Por todo, se hace sumamente necesario acudir a los derechos en el plano humano, de respeto por la integridad, de solidaridad por la integración, de incrementar las relaciones sociales por una buena convivencia y por una sociedad mejor, en fin, el derecho a una vida digna. En realidad la lista de los que calificarían como derechos para nuestro pueblo o ciudadanía es larga: derecho a la vida y a la paz -que fueron vulneradas durante los 17 años de dictadura-, derecho a tener un juicio justo -en el que poco o nada se cree-, a alcanzar niveles de equidad, a la salud y educación gratis, a desprivatizar el agua, a servicios básicos baratos y nacionalizados, a sueldos justos, a la libre expresión, a manifestarse, a la vivienda y alimentación, a la cultura y arte cercana a la gente, a la autodeterminación de los pueblos indígenas, a los derechos ciudadanos para los LGIBT, todo libre de intolerancia, discriminación e injusticia.

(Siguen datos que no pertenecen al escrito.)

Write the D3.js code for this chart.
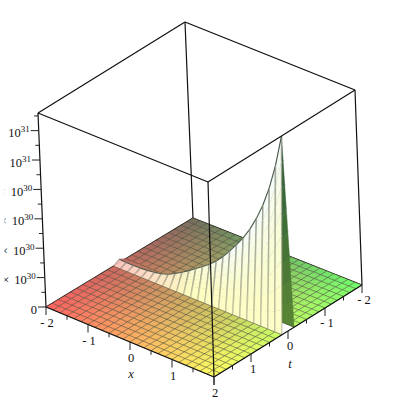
<!DOCTYPE html>
<html>
<head>
<meta charset="utf-8">
<style>
  html, body { margin: 0; padding: 0; background: #fff; }
  svg { display: block; }
  text { font-family: 'Liberation Serif', serif; font-size: 12.5px; fill: #111; }
</style>
<script src="https://cdn.jsdelivr.net/npm/d3@7"></script>
</head>
<body>
<div id="plot"></div>
<script>
// grid of the surface, 25 points each way
const xValues = [-2, -1.8333, -1.6667, -1.5, -1.3333, -1.1667, -1, -0.8333, -0.6667, -0.5, -0.3333, -0.1667, 0, 0.1667, 0.3333, 0.5, 0.6667, 0.8333, 1, 1.1667, 1.3333, 1.5, 1.6667, 1.8333, 2];
const tValues = [-2, -1.8333, -1.6667, -1.5, -1.3333, -1.1667, -1, -0.8333, -0.6667, -0.5, -0.3333, -0.1667, 0, 0.1667, 0.3333, 0.5, 0.6667, 0.8333, 1, 1.1667, 1.3333, 1.5, 1.6667, 1.8333, 2];
// height of the t = 0 row, in units of 10^30
const ridgeValues = [0.22, 0.2, 0.18, 0.2, 0.24, 0.3, 0.4, 0.56, 0.8, 1.08, 1.38, 1.72, 2.05, 2.4, 2.8, 3.3, 3.88, 4.5, 5.15, 5.93, 6.85, 7.95, 9.3, 11.0, 13.2];

const xTicks = [-2, -1, 0, 1, 2];
const xMinor = [-1.5, -0.5, 0.5, 1.5];
const tTicks = [2, 1, 0, -1, -2];
const tMinor = [1.5, 0.5, -0.5, -1.5];
const zTicks = [0, 2, 4, 6, 8, 10, 12];
const zMinor = [1, 3, 5, 7, 9, 11, 13];
const zTickLabels = ['0', '2 ×', '4 ×', '6 ×', '8 ×', '1 ×', '1.2 ×'];
const zTickPowers = ['', '30', '30', '30', '30', '31', '31'];

const WIDTH = 400;
const HEIGHT = 400;

const svg = d3.select('#plot').append('svg').attr('width', WIDTH).attr('height', HEIGHT);

// the original image cuts the z labels a little inside its left edge
svg.append('clipPath').attr('id', 'labelClip').append('rect')
  .attr('x', 4.5).attr('y', 0).attr('width', WIDTH).attr('height', HEIGHT);

// box corners on the page
const base = { left: [46, 307], front: [214, 377], right: [362, 285], back: [193, 218] };
const top_ = { left: [38, 113], front: [208, 182], right: [355, 90], back: [185, 22] };

const xScale = d3.scaleLinear().domain([-2, 2]).range([0, 1]);
const tScale = d3.scaleLinear().domain([2, -2]).range([0, 1]);
const zScale = d3.scaleLinear().domain([0, 13.2]).range([0, 1]);

const mix = (a, b, k) => [a[0] + (b[0] - a[0]) * k, a[1] + (b[1] - a[1]) * k];
const onFace = (f, u, v) => mix(mix(f.left, f.front, u), mix(f.back, f.right, u), v);
const project = (x, t, z) => mix(onFace(base, xScale(x), tScale(t)), onFace(top_, xScale(x), tScale(t)), zScale(z));

const path = d3.line();
const poly = pts => path(pts) + 'Z';

// ground colours, corner to corner
const nearColor = d3.scaleLinear().domain([-2, 2]).range(['#ff6262', '#ffff62']);
const farColor = d3.scaleLinear().domain([-2, 2]).range(['#6e6e5f', '#6cff6c']);
const groundColor = (x, t) => d3.interpolateRgb(farColor(x), nearColor(x))(Math.pow(1 - tScale(t), 0.75));

// wall colours
const wallColor = d3.scaleLinear().domain([-2, -1.2, -0.2, 2]).range(['#fcc0ba', '#fddcc0', '#fdfdbe', '#fdfdc8']);

const heightAt = (i, j) => (tValues[j] === 0 ? ridgeValues[i] : 0);

// axis box behind the surface
const boxBack = [
  [base.left, base.back], [base.back, base.right],
  [base.back, top_.back], [top_.left, top_.back], [top_.back, top_.right]
];
svg.append('g').selectAll('path').data(boxBack).join('path')
  .attr('d', d => path(d)).attr('fill', 'none').attr('stroke', '#111').attr('stroke-width', 1.2);

// surface cells, far ones first
let cells = [];
for (let i = 0; i < xValues.length - 1; i++) {
  for (let j = 0; j < tValues.length - 1; j++) {
    cells.push({ i, j, key: xValues[i] + xValues[i + 1] + tValues[j] + tValues[j + 1] });
  }
}
cells.sort((a, b) => a.key - b.key);

const meshCol = 'rgba(50,50,35,0.45)';
const surface = svg.append('g');
cells.forEach(c => {
  const x0 = xValues[c.i], x1 = xValues[c.i + 1], t0 = tValues[c.j], t1 = tValues[c.j + 1];
  const z = [heightAt(c.i, c.j), heightAt(c.i + 1, c.j), heightAt(c.i + 1, c.j + 1), heightAt(c.i, c.j + 1)];
  const mid = (x0 + x1) / 2;
  if (d3.max(z) === 0) {
    surface.append('path')
      .attr('d', poly([project(x0, t0, 0), project(x1, t0, 0), project(x1, t1, 0), project(x0, t1, 0)]))
      .attr('fill', groundColor(mid, (t0 + t1) / 2))
      .attr('stroke', meshCol).attr('stroke-width', 0.8);
    return;
  }
  // wall cell, cut into slices so it can fade with height
  const front = t0 === 0;
  const topT = front ? t0 : t1;
  const footT = front ? t1 : t0;
  const zA = ridgeValues[c.i], zB = ridgeValues[c.i + 1];
  const slices = d3.range(0, 8);
  slices.forEach(s => {
    const a = s / 8, b = (s + 1) / 8;
    const tA = footT + (topT - footT) * a, tB = footT + (topT - footT) * b;
    let fill;
    if (front) fill = d3.interpolateRgb(wallColor(mid), '#f6fcf6')(Math.pow(b, 2) * Math.min(1, (zA + zB) / 8));
    else if (zB > 9) fill = d3.interpolateRgb('#5d8a33', '#2f5d3a')(b);
    else fill = groundColor(mid, footT);
    surface.append('path')
      .attr('d', poly([project(x0, tA, zA * a), project(x1, tA, zB * a), project(x1, tB, zB * b), project(x0, tB, zA * b)]))
      .attr('fill', fill).attr('stroke', fill).attr('stroke-width', 0.4);
  });
  surface.append('path')
    .attr('d', path([project(x0, footT, 0), project(x1, footT, 0)]))
    .attr('stroke', meshCol).attr('stroke-width', 0.8).attr('fill', 'none');
  // rib lines on the near face
  if (front) {
    [[x0, zA], [x1, zB]].forEach(r => {
      slices.forEach(s => {
        const a = s / 8, b = (s + 1) / 8;
        const tA = footT + (topT - footT) * a, tB = footT + (topT - footT) * b;
        surface.append('path')
          .attr('d', path([project(r[0], tA, r[1] * a), project(r[0], tB, r[1] * b)]))
          .attr('stroke', '#77796a').attr('stroke-opacity', 0.3 + 0.25 * b).attr('stroke-width', 1.5).attr('fill', 'none');
      });
    });
    surface.append('path')
      .attr('d', path([project(x0, topT, zA), project(x1, topT, zB)]))
      .attr('stroke', '#33423a').attr('stroke-width', 1.1).attr('stroke-opacity', 0.85).attr('fill', 'none');
  }
});

// axis box in front of the surface
const boxFront = [
  [base.left, base.front], [base.front, base.right],
  [base.left, top_.left], [base.front, top_.front], [base.right, top_.right],
  [top_.left, top_.front], [top_.front, top_.right]
];
svg.append('g').selectAll('path').data(boxFront).join('path')
  .attr('d', d => path(d)).attr('fill', 'none').attr('stroke', '#111').attr('stroke-width', 1.2);

// ticks
const ticks = svg.append('g').attr('stroke', '#222').attr('stroke-width', 1).attr('fill', 'none');
const drop = (p, len) => path([p, [p[0], p[1] + len]]);
ticks.selectAll('.xt').data(xTicks).join('path').attr('class', 'xt').attr('d', d => drop(project(d, 2, 0), 8));
ticks.selectAll('.xm').data(xMinor).join('path').attr('class', 'xm').attr('d', d => drop(project(d, 2, 0), 4));
ticks.selectAll('.tt').data(tTicks).join('path').attr('class', 'tt').attr('d', d => drop(project(2, d, 0), 8));
ticks.selectAll('.tm').data(tMinor).join('path').attr('class', 'tm').attr('d', d => drop(project(2, d, 0), 4));
const leftward = (p, len) => path([p, [p[0] - len, p[1]]]);
ticks.selectAll('.zt').data(zTicks).join('path').attr('class', 'zt').attr('d', d => leftward(project(-2, 2, d), 8));
ticks.selectAll('.zm').data(zMinor).join('path').attr('class', 'zm').attr('d', d => leftward(project(-2, 2, d), 4));

// tick labels
const fmt = d => (d < 0 ? '- ' + Math.abs(d) : String(d));
svg.selectAll('.xlab').data(xTicks).join('text').attr('class', 'xlab')
  .attr('text-anchor', 'middle')
  .attr('x', d => project(d, 2, 0)[0] + 1)
  .attr('y', d => project(d, 2, 0)[1] + 20)
  .text(fmt);
svg.selectAll('.tlab').data(tTicks.slice(1)).join('text').attr('class', 'tlab')
  .attr('text-anchor', 'middle')
  .attr('x', d => project(2, d, 0)[0] + 2)
  .attr('y', d => project(2, d, 0)[1] + 19)
  .text(fmt);

const zLab = svg.append('g').attr('clip-path', 'url(#labelClip)')
  .selectAll('.zlab').data(zTicks).join('text').attr('class', 'zlab')
  .attr('text-anchor', 'end')
  .attr('x', d => project(-2, 2, d)[0] - 9)
  .attr('y', d => project(-2, 2, d)[1] + 6.5);
zLab.append('tspan').text((d, i) => zTickLabels[i]);
zLab.filter(d => d > 0).append('tspan').attr('dx', 5).text('10');
zLab.filter(d => d > 0).append('tspan').attr('dy', -5).style('font-size', '9px').text(d => zTickPowers[zTicks.indexOf(d)]);

// axis names
svg.append('text').attr('x', 131).attr('y', 378).attr('text-anchor', 'middle').style('font-style', 'italic').text('x');
svg.append('text').attr('x', 290).attr('y', 368).attr('text-anchor', 'middle').style('font-style', 'italic').text('t');
</script>
</body>
</html>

En este sentido, entonces, la filosofía debe volver a ocupar un lugar central en la política, reavivando el debate sobre el verdadero sentido de la vida y el propósito de la sociedad. La superación de la precariedad no es un problema de gestión económica, sino de justicia social. Es solo a través de una ideología que priorice la igualdad, la reciprocidad y la dignidad que Chile podrá pasar de una existencia de mera supervivencia a una vida con sentido, donde la filosofía deje de ser un lujo y se convierta en una realidad para todos.